The South African was considered one of the favourites to succeed Andy Flower when he stepped down as team director last month, but made it clear he was not in the running due to the amount of time such a job would require him to be away from his young family.
Asked on BBC Radio Five whether the England and Wales Cricket Board had been in touch, he replied: "No they didn't. I had no approach at all.
"I would regard any position of that nature as a privilege and very humbling that they would think of me, but I'm not really at a time in my life where I could accept it - just because of the nature of my family situation."
However, on whether it would be a consideration if the ECB came calling in future, he said: "I think any position of this nature, which requires a lot of travelling, it might be a consideration later on in my life.
"But I've got very young kids - we're talking 10 years from now. I'm sure 10 years from now people will have forgotten about me!"

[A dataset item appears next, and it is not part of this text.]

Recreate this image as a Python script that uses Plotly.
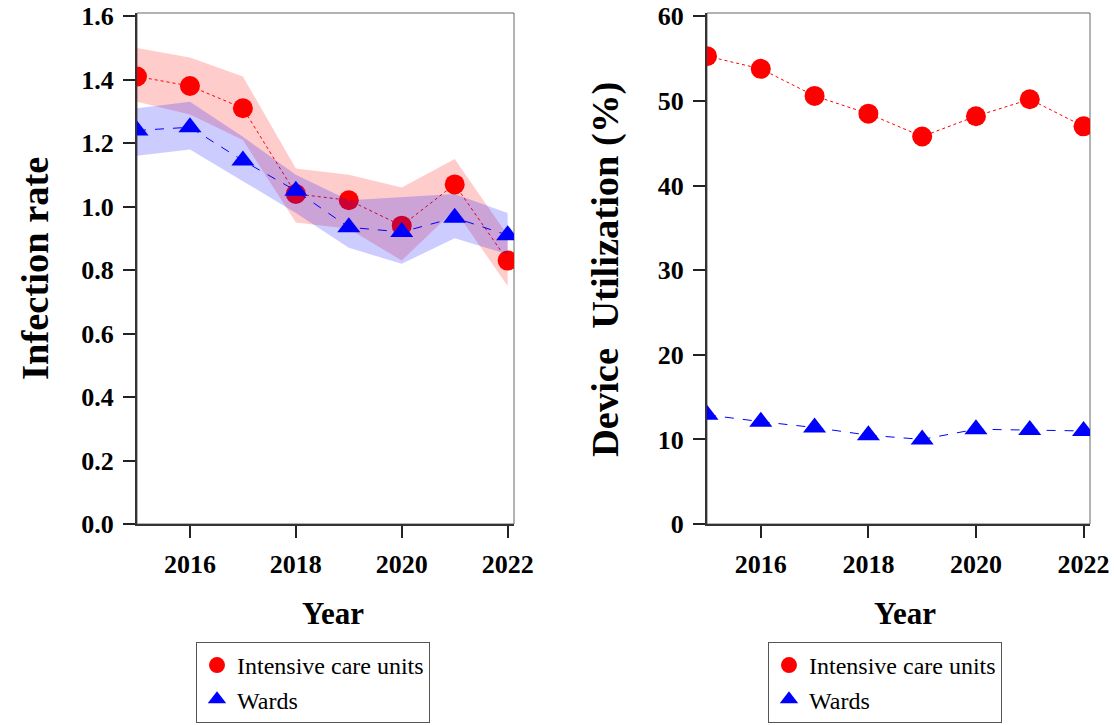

In the meantime, the 46-year-old will lead the Delhi Daredevils - and former England batsman Kevin Pietersen - in the 2014 Indian Premier League campaign.
Kirsten is relishing the prospect of working with the 33-year-old, whose turbulent nine-year international career was ended earlier this month when England's management decided unanimously that their relationship with the player had run its course.
"He's got proven credentials at the highest levels of game and he's a match-winner, as we all know, so we're very excited to have him on board," Kirsten said.
"The fact he's available full-time for the Delhi Daredevils has made a big difference in terms of options for recruiting.
"It's my first year with the Delhi Daredevils, but the feedback I got is that he's a really positive influence in the changing room, so I'm looking forward to working with him."